REQUIRED WORK = Identify and copy all lines of the material where the string "page" is found.

Plotting code records =
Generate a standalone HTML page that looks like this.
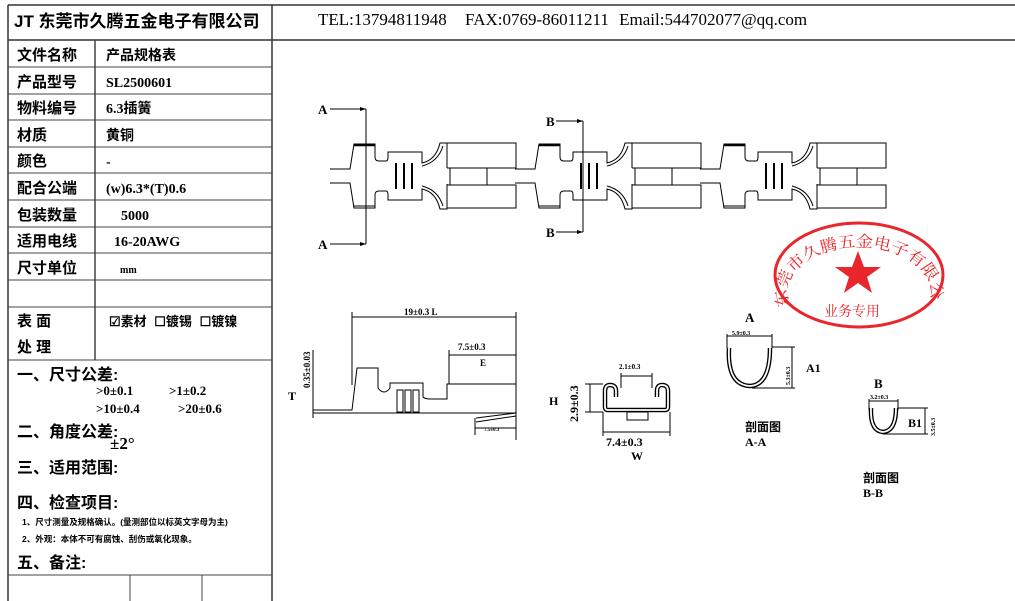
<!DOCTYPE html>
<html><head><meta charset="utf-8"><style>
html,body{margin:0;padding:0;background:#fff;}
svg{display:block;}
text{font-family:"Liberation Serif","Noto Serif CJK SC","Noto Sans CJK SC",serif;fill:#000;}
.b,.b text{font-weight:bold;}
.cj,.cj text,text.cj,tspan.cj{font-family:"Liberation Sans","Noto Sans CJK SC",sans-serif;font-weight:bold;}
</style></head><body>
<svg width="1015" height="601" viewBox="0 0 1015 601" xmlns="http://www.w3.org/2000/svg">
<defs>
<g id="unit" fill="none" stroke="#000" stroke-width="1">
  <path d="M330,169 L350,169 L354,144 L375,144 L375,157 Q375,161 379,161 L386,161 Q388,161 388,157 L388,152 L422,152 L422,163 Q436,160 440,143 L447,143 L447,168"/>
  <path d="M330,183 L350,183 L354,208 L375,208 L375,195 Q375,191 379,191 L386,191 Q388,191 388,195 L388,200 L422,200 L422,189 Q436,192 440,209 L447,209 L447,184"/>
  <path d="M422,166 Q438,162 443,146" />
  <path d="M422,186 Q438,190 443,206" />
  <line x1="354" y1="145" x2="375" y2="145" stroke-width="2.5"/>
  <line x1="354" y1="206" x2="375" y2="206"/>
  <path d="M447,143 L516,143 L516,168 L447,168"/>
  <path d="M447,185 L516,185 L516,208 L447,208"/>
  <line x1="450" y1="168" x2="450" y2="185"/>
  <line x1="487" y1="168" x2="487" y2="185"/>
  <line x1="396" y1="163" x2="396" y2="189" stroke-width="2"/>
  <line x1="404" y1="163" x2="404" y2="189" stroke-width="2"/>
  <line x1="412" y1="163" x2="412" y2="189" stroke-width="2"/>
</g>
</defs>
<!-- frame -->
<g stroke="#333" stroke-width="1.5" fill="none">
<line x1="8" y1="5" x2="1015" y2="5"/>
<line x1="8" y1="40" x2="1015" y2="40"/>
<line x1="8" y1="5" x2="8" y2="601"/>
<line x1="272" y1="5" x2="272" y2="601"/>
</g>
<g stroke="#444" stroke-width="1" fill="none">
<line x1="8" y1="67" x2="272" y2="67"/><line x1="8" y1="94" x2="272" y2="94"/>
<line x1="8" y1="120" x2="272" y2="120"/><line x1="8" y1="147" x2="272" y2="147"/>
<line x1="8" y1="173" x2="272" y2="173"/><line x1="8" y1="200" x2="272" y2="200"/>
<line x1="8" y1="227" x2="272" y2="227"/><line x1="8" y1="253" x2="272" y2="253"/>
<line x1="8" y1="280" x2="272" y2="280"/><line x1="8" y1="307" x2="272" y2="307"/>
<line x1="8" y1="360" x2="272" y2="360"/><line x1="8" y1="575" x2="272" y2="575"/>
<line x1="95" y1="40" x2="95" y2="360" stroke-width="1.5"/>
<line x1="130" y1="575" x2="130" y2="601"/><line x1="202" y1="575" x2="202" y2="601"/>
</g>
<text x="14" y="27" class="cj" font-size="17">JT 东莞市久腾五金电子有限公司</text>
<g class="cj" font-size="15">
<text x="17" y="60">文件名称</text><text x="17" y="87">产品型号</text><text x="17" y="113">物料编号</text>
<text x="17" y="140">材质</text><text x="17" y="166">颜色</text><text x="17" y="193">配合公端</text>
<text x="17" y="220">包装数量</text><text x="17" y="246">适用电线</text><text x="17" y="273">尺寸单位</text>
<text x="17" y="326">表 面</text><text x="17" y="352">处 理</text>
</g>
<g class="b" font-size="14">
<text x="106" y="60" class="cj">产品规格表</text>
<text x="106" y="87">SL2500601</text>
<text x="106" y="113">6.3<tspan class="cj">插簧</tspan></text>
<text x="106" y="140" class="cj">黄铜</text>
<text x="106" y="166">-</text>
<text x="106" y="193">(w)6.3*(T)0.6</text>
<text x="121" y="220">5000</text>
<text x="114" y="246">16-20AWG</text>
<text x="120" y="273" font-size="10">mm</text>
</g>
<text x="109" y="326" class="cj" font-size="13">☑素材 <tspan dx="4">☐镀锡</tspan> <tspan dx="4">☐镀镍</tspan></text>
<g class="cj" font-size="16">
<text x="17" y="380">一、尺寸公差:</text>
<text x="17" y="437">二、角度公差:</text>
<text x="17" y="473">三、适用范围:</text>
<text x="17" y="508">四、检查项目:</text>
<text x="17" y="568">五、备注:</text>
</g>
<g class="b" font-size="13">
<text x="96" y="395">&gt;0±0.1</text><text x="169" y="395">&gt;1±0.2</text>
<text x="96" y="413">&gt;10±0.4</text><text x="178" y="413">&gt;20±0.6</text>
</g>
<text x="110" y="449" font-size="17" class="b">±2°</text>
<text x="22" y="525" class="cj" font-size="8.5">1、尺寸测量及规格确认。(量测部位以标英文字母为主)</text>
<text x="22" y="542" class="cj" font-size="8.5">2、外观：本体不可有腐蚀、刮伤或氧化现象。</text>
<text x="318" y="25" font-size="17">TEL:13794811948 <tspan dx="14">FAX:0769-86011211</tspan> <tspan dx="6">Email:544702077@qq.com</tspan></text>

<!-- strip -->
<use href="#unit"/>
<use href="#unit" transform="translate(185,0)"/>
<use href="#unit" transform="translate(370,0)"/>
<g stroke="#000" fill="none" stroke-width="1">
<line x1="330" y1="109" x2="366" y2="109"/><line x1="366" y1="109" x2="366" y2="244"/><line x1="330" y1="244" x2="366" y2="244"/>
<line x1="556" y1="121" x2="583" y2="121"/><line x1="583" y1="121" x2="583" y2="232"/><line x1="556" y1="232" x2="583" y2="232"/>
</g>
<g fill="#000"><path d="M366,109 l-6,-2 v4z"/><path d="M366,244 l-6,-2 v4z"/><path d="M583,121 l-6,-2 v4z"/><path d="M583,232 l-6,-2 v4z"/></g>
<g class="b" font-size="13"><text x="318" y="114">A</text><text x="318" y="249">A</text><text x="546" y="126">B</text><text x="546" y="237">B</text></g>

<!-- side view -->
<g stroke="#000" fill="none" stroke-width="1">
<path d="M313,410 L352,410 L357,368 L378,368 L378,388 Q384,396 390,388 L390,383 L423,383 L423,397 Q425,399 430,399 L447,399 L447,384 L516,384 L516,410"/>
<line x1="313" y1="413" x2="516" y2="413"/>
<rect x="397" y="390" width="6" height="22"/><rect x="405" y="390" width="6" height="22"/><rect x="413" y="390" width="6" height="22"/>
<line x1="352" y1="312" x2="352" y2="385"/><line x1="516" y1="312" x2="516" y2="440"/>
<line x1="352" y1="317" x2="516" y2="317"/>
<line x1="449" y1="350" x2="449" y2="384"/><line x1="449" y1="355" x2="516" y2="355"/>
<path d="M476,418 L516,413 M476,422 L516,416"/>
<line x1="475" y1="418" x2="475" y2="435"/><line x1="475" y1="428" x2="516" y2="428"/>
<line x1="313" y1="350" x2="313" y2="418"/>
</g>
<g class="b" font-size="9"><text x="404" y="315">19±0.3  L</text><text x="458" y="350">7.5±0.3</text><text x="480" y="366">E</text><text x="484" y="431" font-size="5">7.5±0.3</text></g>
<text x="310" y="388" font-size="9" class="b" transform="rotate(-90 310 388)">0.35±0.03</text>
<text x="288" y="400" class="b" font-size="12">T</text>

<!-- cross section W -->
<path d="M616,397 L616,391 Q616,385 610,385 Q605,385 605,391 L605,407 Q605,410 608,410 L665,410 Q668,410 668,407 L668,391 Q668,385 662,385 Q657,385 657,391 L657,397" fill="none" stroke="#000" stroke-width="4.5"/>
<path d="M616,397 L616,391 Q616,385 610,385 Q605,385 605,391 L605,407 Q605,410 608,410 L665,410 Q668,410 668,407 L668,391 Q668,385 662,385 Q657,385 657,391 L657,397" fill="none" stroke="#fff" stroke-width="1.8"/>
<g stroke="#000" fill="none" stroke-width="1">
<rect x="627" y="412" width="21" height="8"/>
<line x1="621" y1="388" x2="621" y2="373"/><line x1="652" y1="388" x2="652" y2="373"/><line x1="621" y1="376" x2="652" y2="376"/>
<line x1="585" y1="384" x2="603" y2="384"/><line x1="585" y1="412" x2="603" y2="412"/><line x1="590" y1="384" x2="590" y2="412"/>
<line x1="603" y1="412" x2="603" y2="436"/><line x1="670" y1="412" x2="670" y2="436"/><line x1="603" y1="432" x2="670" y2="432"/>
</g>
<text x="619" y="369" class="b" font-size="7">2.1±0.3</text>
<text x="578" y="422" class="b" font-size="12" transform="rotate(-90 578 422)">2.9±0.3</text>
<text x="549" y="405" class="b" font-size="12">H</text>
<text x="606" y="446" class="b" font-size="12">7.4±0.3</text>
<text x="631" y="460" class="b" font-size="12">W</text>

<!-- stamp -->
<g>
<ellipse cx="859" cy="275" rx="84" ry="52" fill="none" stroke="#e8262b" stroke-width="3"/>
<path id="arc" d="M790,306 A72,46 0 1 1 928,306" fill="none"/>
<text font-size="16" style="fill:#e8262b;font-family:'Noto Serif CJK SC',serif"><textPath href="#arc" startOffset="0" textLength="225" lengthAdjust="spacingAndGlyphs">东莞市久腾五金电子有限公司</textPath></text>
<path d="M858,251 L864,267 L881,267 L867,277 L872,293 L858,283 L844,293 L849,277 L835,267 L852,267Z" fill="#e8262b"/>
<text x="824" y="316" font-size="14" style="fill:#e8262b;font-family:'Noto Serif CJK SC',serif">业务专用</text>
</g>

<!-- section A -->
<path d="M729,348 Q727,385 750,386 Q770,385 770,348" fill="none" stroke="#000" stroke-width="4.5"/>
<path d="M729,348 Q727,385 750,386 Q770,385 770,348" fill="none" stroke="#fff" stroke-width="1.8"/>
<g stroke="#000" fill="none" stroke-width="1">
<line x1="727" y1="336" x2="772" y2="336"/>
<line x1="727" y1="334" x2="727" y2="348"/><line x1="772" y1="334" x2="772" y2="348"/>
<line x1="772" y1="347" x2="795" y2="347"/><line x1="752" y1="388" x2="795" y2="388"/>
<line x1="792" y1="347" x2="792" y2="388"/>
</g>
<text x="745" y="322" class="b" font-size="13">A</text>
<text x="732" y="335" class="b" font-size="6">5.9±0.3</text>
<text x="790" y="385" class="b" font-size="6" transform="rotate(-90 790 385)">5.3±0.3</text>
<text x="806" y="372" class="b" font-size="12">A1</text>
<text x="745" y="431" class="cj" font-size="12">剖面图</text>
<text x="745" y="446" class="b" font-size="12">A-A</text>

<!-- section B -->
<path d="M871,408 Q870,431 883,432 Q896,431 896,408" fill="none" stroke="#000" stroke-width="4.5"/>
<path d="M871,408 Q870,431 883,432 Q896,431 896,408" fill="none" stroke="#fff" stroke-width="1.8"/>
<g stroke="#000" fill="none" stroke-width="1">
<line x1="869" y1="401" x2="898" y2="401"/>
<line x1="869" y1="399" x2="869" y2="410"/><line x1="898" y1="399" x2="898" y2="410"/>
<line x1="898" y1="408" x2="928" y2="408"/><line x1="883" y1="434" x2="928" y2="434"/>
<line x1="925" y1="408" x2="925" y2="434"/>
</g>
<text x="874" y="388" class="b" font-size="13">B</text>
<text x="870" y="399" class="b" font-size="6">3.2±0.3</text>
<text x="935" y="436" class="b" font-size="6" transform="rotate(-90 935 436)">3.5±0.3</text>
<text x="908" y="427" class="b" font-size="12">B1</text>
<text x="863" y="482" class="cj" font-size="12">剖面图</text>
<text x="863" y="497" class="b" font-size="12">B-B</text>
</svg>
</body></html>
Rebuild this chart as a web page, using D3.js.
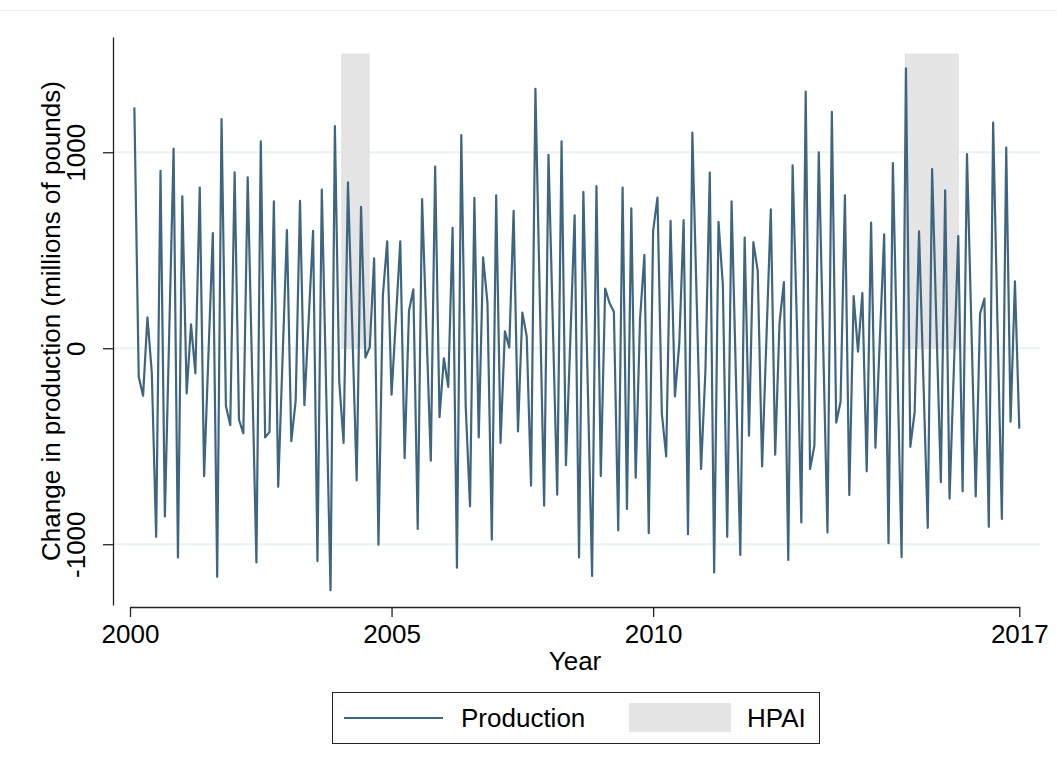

FULL OUTPUT =
Generate a standalone HTML page that looks like this.
Rebuild this chart as a web page, using D3.js.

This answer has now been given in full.